The show shifted to a twice weekly format from late 2012 until June 2013. Episodes were released on Monday and Thursday. Monday's episodes would continue to feature the reviews of new podcasts and would also feature Johnstone and co-host Dave Biscella discussing the most recent events in podcast news. Thursday's episode would continue to feature interviews with podcasters, podcast business professionals, producers, and journalists of podcasting but the format expanded beyond half-hour episodes into 45-minute and hour long discussions.
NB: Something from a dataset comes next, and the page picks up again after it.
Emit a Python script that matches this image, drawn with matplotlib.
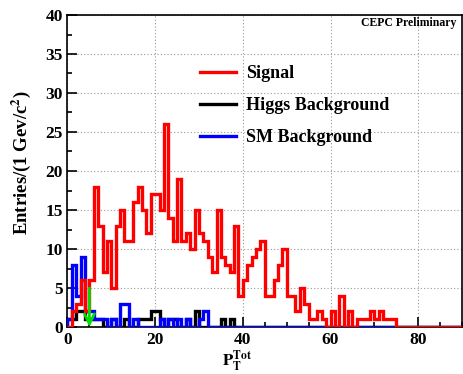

Returning to once weekly episodes, the show alternates weeks between discussing the news with a rotating guest co-host and interviewing notable members of the podcast community.

== Lightning Round ==
This is a regular feature on the show where Johnstone asks three off the wall questions of his guests in order to extract a humorous or potentially revealing answer. Common themes in these questions include acts of cannibalism, super powers, and the official mascot of Podcast Squared, a hippo, entering into gladiatorial combat with a random opponent with the victor chosen by the guest.

== Ending ==
The show ended in 2014. In later podcast appearances Johnstone has stated that it was too much work at the time but that the show may see a revival in 2021.